Investing.com — OMV’s (ETR:OMVV) shares fell on Tuesday following its trading update that posted disappointing performance and signaled further headwinds ahead.
At 6:40 am (1040 GMT), OMV was trading 1.9% lower at €38.92.
The update, which covers the third quarter of 2024, hinted at small but incremental cuts to consensus estimates, with negative revisions expected in light of underperformance in key areas.
Jefferies in a note flagged the factors driving the underwhelming results. The brokerage pointed out that the company’s Fuels and Feedstock segment was hit by several one-off events, notably the temporary halt of operations at the Burghausen refinery, which weighed on margins and sales volumes.

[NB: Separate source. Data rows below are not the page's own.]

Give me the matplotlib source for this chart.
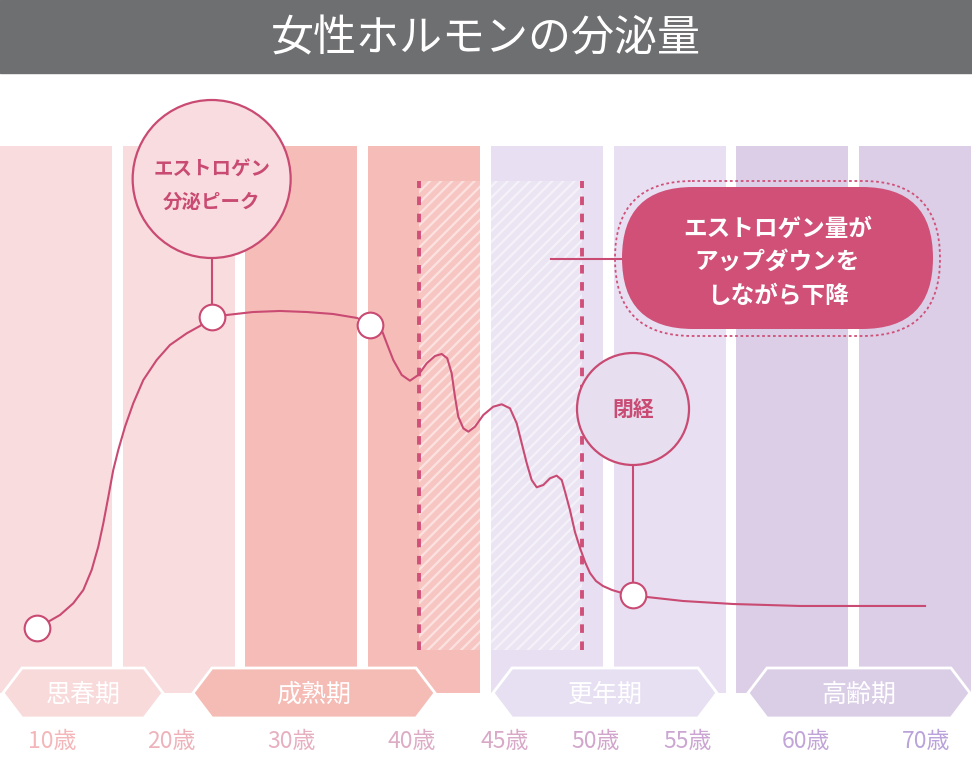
import matplotlib.pyplot as plt
from matplotlib.patches import Rectangle, Circle, Polygon, FancyBboxPatch

plt.rcParams['font.family'] = ['Noto Sans CJK JP', 'DejaVu Sans']
plt.rcParams['hatch.linewidth'] = 1.6

# data
title = "女性ホルモンの分泌量"
col_colors = ["#f9dcdd", "#f9dcdd", "#f6bdb8", "#f6bdb8",
              "#e8e0f2", "#e8e0f2", "#dbcee6", "#dbcee6"]
stage_names = ["思春期", "成熟期", "更年期", "高齢期"]
stage_colors = ["#f8dadb", "#f5bcb6", "#e7e0f2", "#dacde6"]
age_labels = ["10歳", "20歳", "30歳", "40歳", "45歳", "50歳", "55歳", "60歳", "70歳"]
age_colors = ["#f4b6b8", "#eeb3ba", "#e7b0c0", "#ddadc6", "#d9a9c8",
              "#d2a6cc", "#cba6d2", "#c2a5d8", "#b9a3da"]

# estrogen curve, x in column units, y as relative level (0-100)
curve_x = [0.299, 0.394, 0.489, 0.597, 0.679, 0.747, 0.801, 0.842, 0.883, 0.923,
           0.964, 1.019, 1.086, 1.168, 1.277, 1.385, 1.522, 1.630, 1.725,
           1.850, 2.062, 2.282, 2.502, 2.714, 2.910, 3.015,
           3.111, 3.152, 3.205, 3.274, 3.341, 3.409, 3.478, 3.545, 3.600, 3.645,
           3.681, 3.708, 3.735, 3.776, 3.817, 3.871, 3.939, 4.020, 4.089, 4.156,
           4.211, 4.252, 4.293, 4.333, 4.374, 4.428, 4.482, 4.537, 4.578, 4.605,
           4.645, 4.686, 4.727, 4.768, 4.808, 4.857, 4.914, 4.988, 5.069, 5.159,
           5.273, 5.566, 5.974, 6.520, 7.066, 7.539]
curve_y = [11.88, 13.04, 14.26, 16.40, 18.83, 22.49, 26.75, 31.02, 35.89, 40.77,
           44.43, 48.69, 52.96, 57.22, 60.88, 63.62, 65.76, 67.10, 68.80,
           69.11, 69.65, 69.84, 69.65, 69.29, 68.56, 67.28,
           66.36, 63.93, 60.88, 58.14, 57.09, 58.14, 60.28, 61.61, 61.98, 61.19,
           58.45, 54.17, 50.51, 48.39, 47.77, 48.69, 50.82, 52.34, 52.78, 52.05,
           49.31, 45.65, 41.99, 38.94, 37.61, 38.03, 39.25, 39.73, 38.94, 36.80,
           33.46, 29.43, 26.51, 23.95, 21.94, 20.48, 19.56, 18.83, 18.28, 17.92,
           17.55, 16.82, 16.27, 15.91, 15.91, 15.91]
marker_x = [0.299, 1.725, 3.015, 5.159]
marker_y = [11.88, 68.80, 67.28, 17.92]
peri_start, peri_end = 3.415, 4.743

pink = "#c94a72"

fig = plt.figure(figsize=(9.72, 7.58), dpi=100)
W, H = 972, 758

# data axes: column area
ax = fig.add_axes([0, (H - 693) / H, 971 / W, (693 - 146) / H])
ax.set_xlim(0, 971 / 122.7)
ax.set_ylim(0, 100)
ax.axis("off")
ax.bar(range(8), 100, width=112 / 122.7, align="edge", color=col_colors, linewidth=0)

# perimenopause hatch + dashed borders
ax.add_patch(Rectangle((peri_start, 7.86), peri_end - peri_start, 85.7,
                       facecolor=(1, 1, 1, 0.15), edgecolor=(1, 1, 1, 0.5),
                       hatch="///", linewidth=0, zorder=2))
ax.vlines([peri_start, peri_end], 7.86, 93.6, color="#d0507a", linewidth=2.8,
          linestyles=(0, (2.2, 2.2)), zorder=3)

# leader lines
ax.plot([marker_x[1], marker_x[1]], [marker_y[1], 79.5], color=pink, lw=1.5, zorder=3)
ax.plot([marker_x[3], marker_x[3]], [marker_y[3], 41.7], color=pink, lw=1.5, zorder=3)
ax.plot([4.491, 5.069], [79.3, 79.3], color=pink, lw=1.5, zorder=3)

ax.plot(curve_x, curve_y, color=pink, lw=1.5, zorder=4, solid_joinstyle="round")
ax.plot(marker_x, marker_y, "o", ms=18.5, mfc="white", mec=pink, mew=1.5, zorder=5)

# overlay in pixel coordinates
ov = fig.add_axes([0, 0, 1, 1], zorder=2)
ov.set_xlim(0, W)
ov.set_ylim(H, 0)
ov.axis("off")
ov.patch.set_alpha(0)

ov.add_patch(Rectangle((0, 0), W, 73, color="#6e6f71"))
ov.text(W / 2, 39, title, color="white", fontsize=31, ha="center", va="center")


def to_px(x, y):
    dx, dy = ax.transData.transform((x, y))
    return dx, H - dy


px, _ = to_px(marker_x[1], marker_y[1])
ov.add_patch(Circle((px, 179), 79, facecolor="#f9dcdf", edgecolor=pink, lw=1.6))
ov.text(px, 170, "エストロゲン", color=pink, fontsize=14, fontweight="bold", ha="center", va="center")
ov.text(px, 202, "分泌ピーク", color=pink, fontsize=14, fontweight="bold", ha="center", va="center")

px, _ = to_px(marker_x[3], marker_y[3])
ov.add_patch(Circle((px, 409), 56, facecolor="#e7dff0", edgecolor=pink, lw=1.6))
ov.text(px, 409, "閉経", color=pink, fontsize=15, fontweight="bold", ha="center", va="center")

# callout pill
ov.add_patch(FancyBboxPatch((615, 181), 325, 155, boxstyle="round,pad=0,rounding_size=77",
                            facecolor="none", edgecolor="#d05078", lw=1.3, linestyle=(0, (1.5, 1.5))))
ov.add_patch(FancyBboxPatch((622, 187), 311, 142, boxstyle="round,pad=0,rounding_size=71",
                            facecolor="#d05078", edgecolor="none"))
for ty, line in zip([229, 262, 296], ["エストロゲン量が", "アップダウンを", "しながら下降"]):
    ov.text(777.5, ty, line, color="white", fontsize=17, fontweight="bold", ha="center", va="center")

# stage badges
spans = [(3, 163), (193, 435), (493, 717), (748, 970)]
for (x0, x1), name, c in zip(spans, stage_names, stage_colors):
    pts = [(x0, 693), (x0 + 19, 668), (x1 - 19, 668), (x1, 693), (x1 - 19, 718), (x0 + 19, 718)]
    ov.add_patch(Polygon(pts, closed=True, facecolor=c, edgecolor="white", lw=2))
    ov.text((x0 + x1) / 2, 695, name, color="white", fontsize=18, ha="center", va="center")

# age labels
age_pos = [52, 171, 291, 412, 505, 596, 688, 806, 926]
for x, lab, c in zip(age_pos, age_labels, age_colors):
    ov.text(x, 742, lab, color=c, fontsize=16.5, ha="center", va="center")

fig.savefig("out.png", dpi=100)
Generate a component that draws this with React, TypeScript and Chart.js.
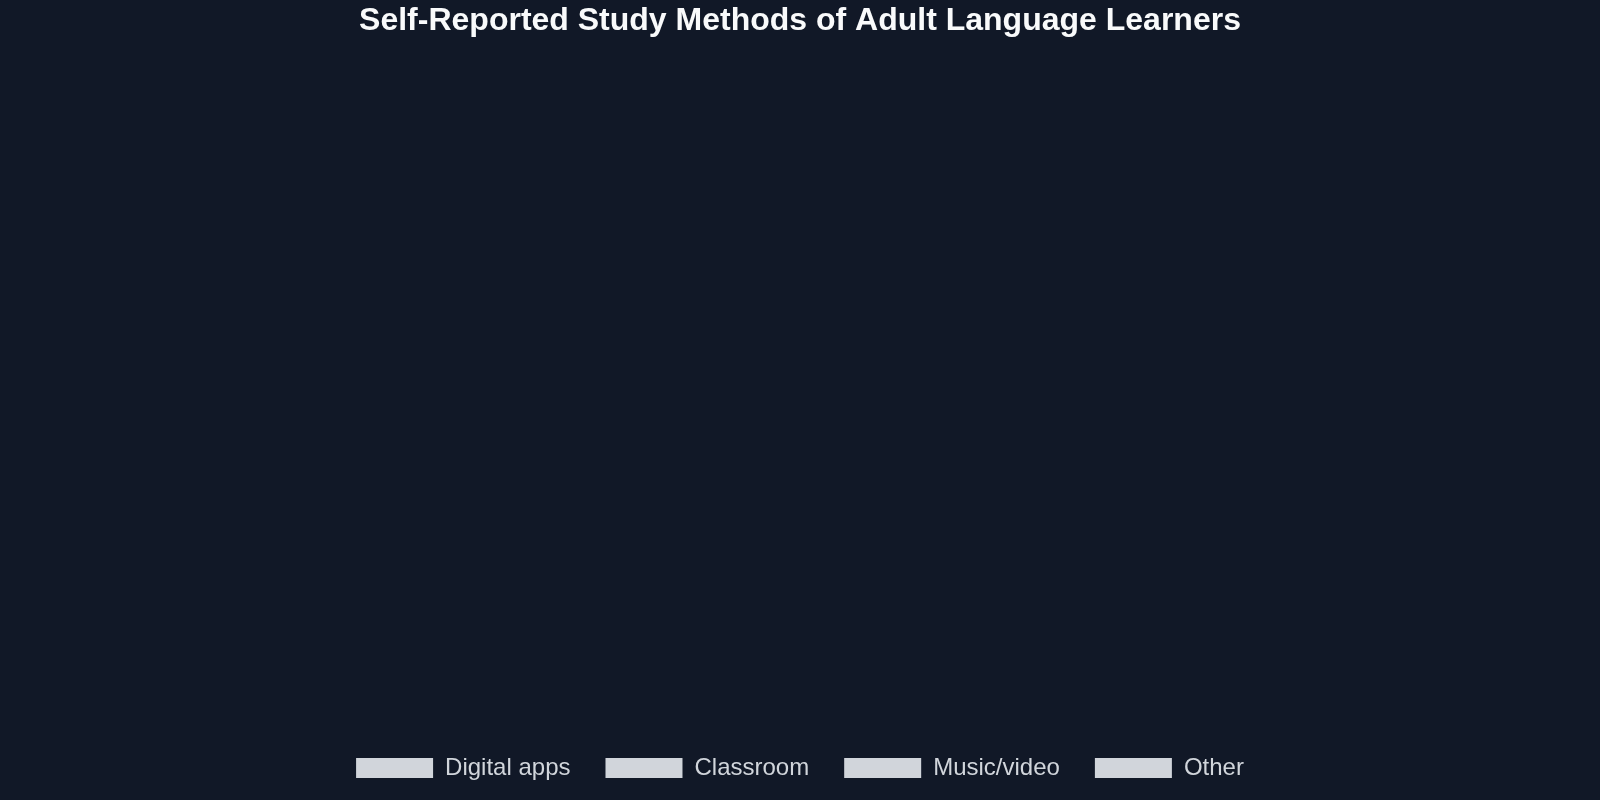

OMV’s indicator margin of $5.0 per barrel came in above Jefferies’ forecast of $4.8, but still fell short of the broader consensus expectation of $6.1 per barrel. Utilization rates also disappointed, with OMV reporting 84%, well below the 90% Jefferies had anticipated.
While some aspects of OMV’s Chemicals & Materials segment provided modest upside, these were not enough to offset the overall drag from other divisions.
Polyolefin sales volumes increased by 0.06 million tonnes quarter-over-quarter, largely driven by joint ventures, but the impact on the bottom line was limited.
The company’s margins for monomers and polymers saw slight improvements, yet overall results were dampened by external factors, including disruptions in energy production.
Energy headwinds, particularly in Libya, proved to be a significant challenge. OMV’s production of 332,000 barrels of oil equivalent per day narrowly beat Jefferies’ estimate but was still below consensus expectations.